'''
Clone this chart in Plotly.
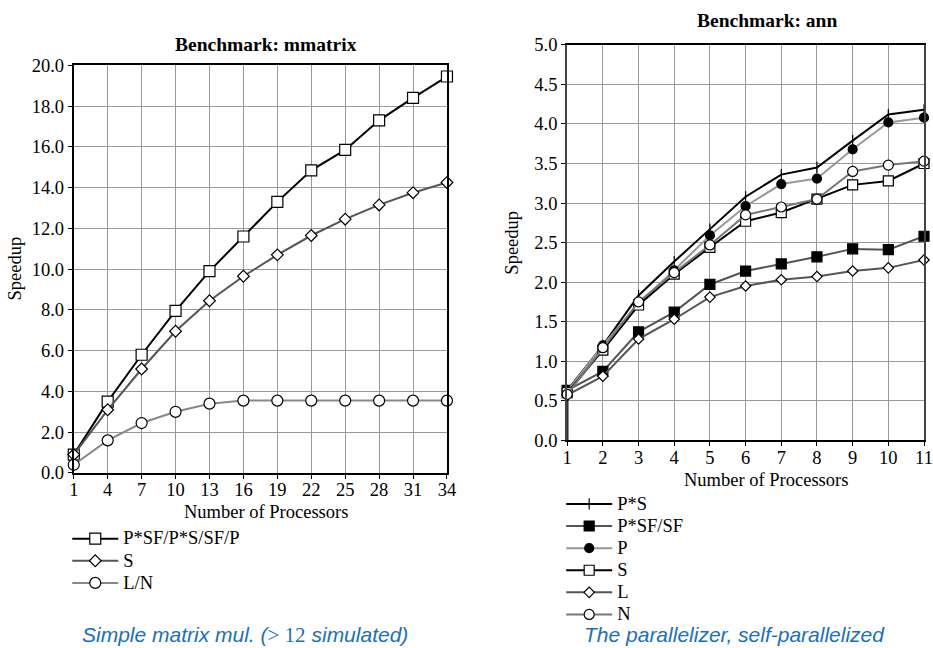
import plotly.graph_objects as go

W, H = 933, 648
# the photographed page shows the figure inside an 8px body margin, fitted to 933x648
PAD = 8
SX = W / (W + 2 * PAD)
SY = H / (H + 2 * PAD)

# ---------------- data ----------------
procs_mm = [1, 4, 7, 10, 13, 16, 19, 22, 25, 28, 31, 34]
mm_psf = [0.9, 3.5, 5.8, 7.95, 9.9, 11.6, 13.3, 14.85, 15.85, 17.3, 18.4, 19.45]
mm_s = [0.9, 3.1, 5.1, 6.95, 8.45, 9.65, 10.7, 11.65, 12.45, 13.15, 13.75, 14.25]
mm_ln = [0.4, 1.6, 2.45, 3.0, 3.4, 3.55, 3.55, 3.55, 3.55, 3.55, 3.55, 3.55]

procs_ann = [1, 2, 3, 4, 5, 6, 7, 8, 9, 10, 11]
ann_ps = [0.63, 1.2, 1.83, 2.26, 2.67, 3.08, 3.36, 3.45, 3.79, 4.12, 4.18]
ann_psfsf = [0.63, 0.87, 1.37, 1.62, 1.97, 2.14, 2.23, 2.32, 2.42, 2.41, 2.58]
ann_p = [0.62, 1.2, 1.73, 2.15, 2.59, 2.96, 3.24, 3.31, 3.68, 4.02, 4.08]
ann_s = [0.6, 1.14, 1.71, 2.10, 2.44, 2.77, 2.88, 3.05, 3.23, 3.28, 3.5]
ann_l = [0.57, 0.81, 1.28, 1.53, 1.81, 1.95, 2.03, 2.07, 2.14, 2.18, 2.28]
ann_n = [0.58, 1.17, 1.75, 2.12, 2.47, 2.85, 2.95, 3.05, 3.40, 3.48, 3.53]

SERIF = "Liberation Serif"
FS = 18.5  # main text size

def px_x(p):
    return min(1.0, max(0.0, (p / SX - PAD) / W))

def px_y(p):
    return min(1.0, max(0.0, 1 - (p / SY - PAD) / H))

fig = go.Figure()

def add(x, y, name, lc, sym, mfill, mline, msize, xa, ya, legend):
    fig.add_trace(go.Scatter(
        x=x, y=y, mode="lines+markers",
        name="<span style='font-size:%spx'>%s</span>" % (FS, name),
        line=dict(color=lc, width=2),
        marker=dict(symbol=sym, color=mfill, size=msize,
                    line=dict(color=mline, width=1.2)),
        xaxis=xa, yaxis=ya, legend=legend, cliponaxis=False))

# left chart
add(procs_mm, mm_psf, "P*SF/P*S/SF/P", "#000000", "square", "white", "#000000", 11, "x", "y", "legend")
add(procs_mm, mm_s, "S", "#555555", "diamond", "white", "#000000", 9, "x", "y", "legend")
add(procs_mm, mm_ln, "L/N", "#888888", "circle", "white", "#000000", 11, "x", "y", "legend")

# right chart
fig.add_trace(go.Scatter(x=[procs_ann[0], procs_ann[0]], y=[0, ann_ps[0]], mode="lines",
                         line=dict(color="#000000", width=2.5), showlegend=False,
                         xaxis="x2", yaxis="y2", cliponaxis=False, hoverinfo="skip"))
add(procs_ann, ann_ps, "P*S", "#000000", "line-ns-open", "#000000", "#000000", 8, "x2", "y2", "legend2")
add(procs_ann, ann_psfsf, "P*SF/SF", "#555555", "square", "#000000", "#000000", 10, "x2", "y2", "legend2")
add(procs_ann, ann_p, "P", "#999999", "circle", "#000000", "#000000", 9, "x2", "y2", "legend2")
add(procs_ann, ann_s, "S", "#000000", "square", "white", "#000000", 10, "x2", "y2", "legend2")
add(procs_ann, ann_l, "L", "#555555", "diamond", "white", "#000000", 8, "x2", "y2", "legend2")
add(procs_ann, ann_n, "N", "#777777", "circle", "white", "#000000", 10, "x2", "y2", "legend2")

tickfont = dict(family=SERIF, size=FS, color="#000")
common_axis = dict(showgrid=True, gridcolor="#999999", gridwidth=1, zeroline=False,
                   showline=True, mirror=True, linewidth=2, ticks="outside",
                   ticklen=4, tickwidth=1, tickcolor="#000", tickfont=tickfont)

legfont = dict(family=SERIF, size=14.7, color="#000")
fig.update_layout(
    width=W, height=H, margin=dict(l=0, r=0, t=0, b=0),
    paper_bgcolor="white", plot_bgcolor="white",
    xaxis=dict(domain=[px_x(76.5), px_x(449)], range=[1, 34], tickvals=procs_mm,
               linecolor="#000", anchor="y", ticklabelstandoff=-5, **common_axis),
    yaxis=dict(domain=[px_y(474), px_y(63.5)], range=[0, 20], dtick=2, tickformat=".1f",
               linecolor="#000", anchor="x", **common_axis),
    xaxis2=dict(domain=[px_x(569), px_x(929)], range=[1, 11], tickvals=procs_ann,
                linecolor="#000", anchor="y2", ticklabelstandoff=-4, **common_axis),
    yaxis2=dict(domain=[px_y(441), px_y(43)], range=[0, 5], dtick=0.5, tickformat=".1f",
                linecolor="#444", anchor="x2", **common_axis),
    legend=dict(x=px_x(70), y=px_y(524), xanchor="left", yanchor="top",
                font=legfont, bgcolor="rgba(0,0,0,0)", tracegroupgap=0, itemwidth=46),
    legend2=dict(x=px_x(563), y=px_y(489), xanchor="left", yanchor="top",
                 font=legfont, bgcolor="rgba(0,0,0,0)", tracegroupgap=0, itemwidth=46),
    showlegend=True,
)

ann = []
def text(x, y, s, size=FS, bold=False, angle=0, family=SERIF, color="#000", italic=False):
    ann.append(dict(x=px_x(x), y=px_y(y), xref="paper", yref="paper", text=s,
                    showarrow=False, textangle=angle, xanchor="center", yanchor="middle",
                    font=dict(family=family, size=size, color=color,
                              weight="bold" if bold else "normal",
                              style="italic" if italic else "normal")))

text(268, 43, "Benchmark: mmatrix", size=19.5, bold=True)
text(768, 18, "Benchmark: ann", size=19.5, bold=True)
text(18, 268, "Speedup", angle=-90)
text(513, 242, "Speedup", angle=-90)
text(268, 513, "Number of Processors")
text(767, 481, "Number of Processors")
blue = "#1a6fc0"
text(247, 637, "Simple matrix mul. (<span style='font-family:Liberation Serif;font-style:normal'>&gt; 12</span> simulated)",
     size=21, family="Liberation Sans", color=blue, italic=True)
text(736, 637, "The parallelizer, self-parallelized", size=21, family="Liberation Sans",
     color=blue, italic=True)
fig.update_layout(annotations=ann)

fig.write_html("out.html")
'''
What you are asked to do: Repeat exactly and only the lines from the start of the data above through the line that holds "return min(1.0, max(0.0, (p", inclusive. Pictures do not belong in the copy.

Written solution:
Clone this chart in Plotly.
import plotly.graph_objects as go

W, H = 933, 648
# the photographed page shows the figure inside an 8px body margin, fitted to 933x648
PAD = 8
SX = W / (W + 2 * PAD)
SY = H / (H + 2 * PAD)

# ---------------- data ----------------
procs_mm = [1, 4, 7, 10, 13, 16, 19, 22, 25, 28, 31, 34]
mm_psf = [0.9, 3.5, 5.8, 7.95, 9.9, 11.6, 13.3, 14.85, 15.85, 17.3, 18.4, 19.45]
mm_s = [0.9, 3.1, 5.1, 6.95, 8.45, 9.65, 10.7, 11.65, 12.45, 13.15, 13.75, 14.25]
mm_ln = [0.4, 1.6, 2.45, 3.0, 3.4, 3.55, 3.55, 3.55, 3.55, 3.55, 3.55, 3.55]

procs_ann = [1, 2, 3, 4, 5, 6, 7, 8, 9, 10, 11]
ann_ps = [0.63, 1.2, 1.83, 2.26, 2.67, 3.08, 3.36, 3.45, 3.79, 4.12, 4.18]
ann_psfsf = [0.63, 0.87, 1.37, 1.62, 1.97, 2.14, 2.23, 2.32, 2.42, 2.41, 2.58]
ann_p = [0.62, 1.2, 1.73, 2.15, 2.59, 2.96, 3.24, 3.31, 3.68, 4.02, 4.08]
ann_s = [0.6, 1.14, 1.71, 2.10, 2.44, 2.77, 2.88, 3.05, 3.23, 3.28, 3.5]
ann_l = [0.57, 0.81, 1.28, 1.53, 1.81, 1.95, 2.03, 2.07, 2.14, 2.18, 2.28]
ann_n = [0.58, 1.17, 1.75, 2.12, 2.47, 2.85, 2.95, 3.05, 3.40, 3.48, 3.53]

SERIF = "Liberation Serif"
FS = 18.5  # main text size

def px_x(p):
    return min(1.0, max(0.0, (p / SX - PAD) / W))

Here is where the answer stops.